When 6-0, 240-pound, 23-year-old SoCal Coyotes rookie linebacker Jeremiah Spicer took the microphone recently during the team’s leadership symposium at Nellie N. Coffman Middle School, you could hear a pin drop.
Left in a garbage can as a child and raised in an orphanage, Spicer detailed a life on the unforgiving streets and in the homeless shelters of Los Angeles, where he railed against authority, hated school, and was nearly consumed by anger, rejection, fear and abandonment.
“I was angry,” he said. “I didn’t want to listen. I didn’t want to study. I didn’t want to learn. But life gets real and you can’t keep blaming other people. Statistics say I should be already dead or in prison. I finally realized the only thing in my life I could change was me.”
Football, he said, became his outlet. Spicer starred at Banning High School for head coach John Stockham, followed by an opportunity with Riverside Community College. Now a long-shot Coyote rookie, Spicer has already been compared to former Houston Oilers linebacker Eugene Seale by head coach J David Miller.
Seale was a member of the famed ‘replacements’ during the NFL strike in the 1990s, and went on to play six seasons for the Oilers.

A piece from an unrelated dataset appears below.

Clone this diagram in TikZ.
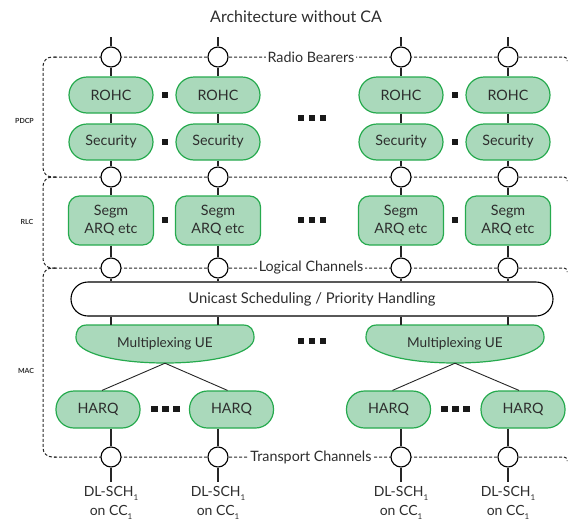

“Jerry (Glanville) and June (Jones) literally took Eugene off a jackhammer,” says Miller, who worked with the legendary coaches at that time. “He had given up on football. He had given up on life. Like Jeremiah, life circumstances put Eugene on that jackhammer. But when opportunity knocked, he used all that rejection, anger and fear to his advantage.”
Seale made a name for himself during the 1987 strike. After asking Glanville’s permission to unleash all of his life’s frustration and “let my whole personality come out,” Seale knocked opponents unconscious in three consecutive games. After the Oilers were fined for his devastating hits, this prompted Glanville to joke that “I’m not sure we can afford Eugene’s entire personality.”
Now Spicer shares the same odds, and opportunity. He finds himself on a stacked ‘Darkside Defense’ that is rich with Division I skill as the Coyotes ready themselves for their first season in the National Developmental Professional Football League, a showcase for aspiring NFL talent. “
My whole life is on the line here,” Spicer says. “There were times when I felt my whole life was one big rejection. Now I can prove it’s not where you been. It’s where you going.”
Spicer will wear 33 in games, to coincide with Jeremiah 33:3, which reads, “Call unto Me, and I will answer thee, and show thee great and mighty things.”
“He’s young, he’s raw, but he’s got crazy speed for his size, and is downright nasty when he gets to the football,” says Miller. “We, too, are counting on Jeremiah for some great and mighty things.”
Last week, as scores of schoolchildren flocked around the young linebacker, hugging, mugging and high-fiving, it was evident something great had already begun.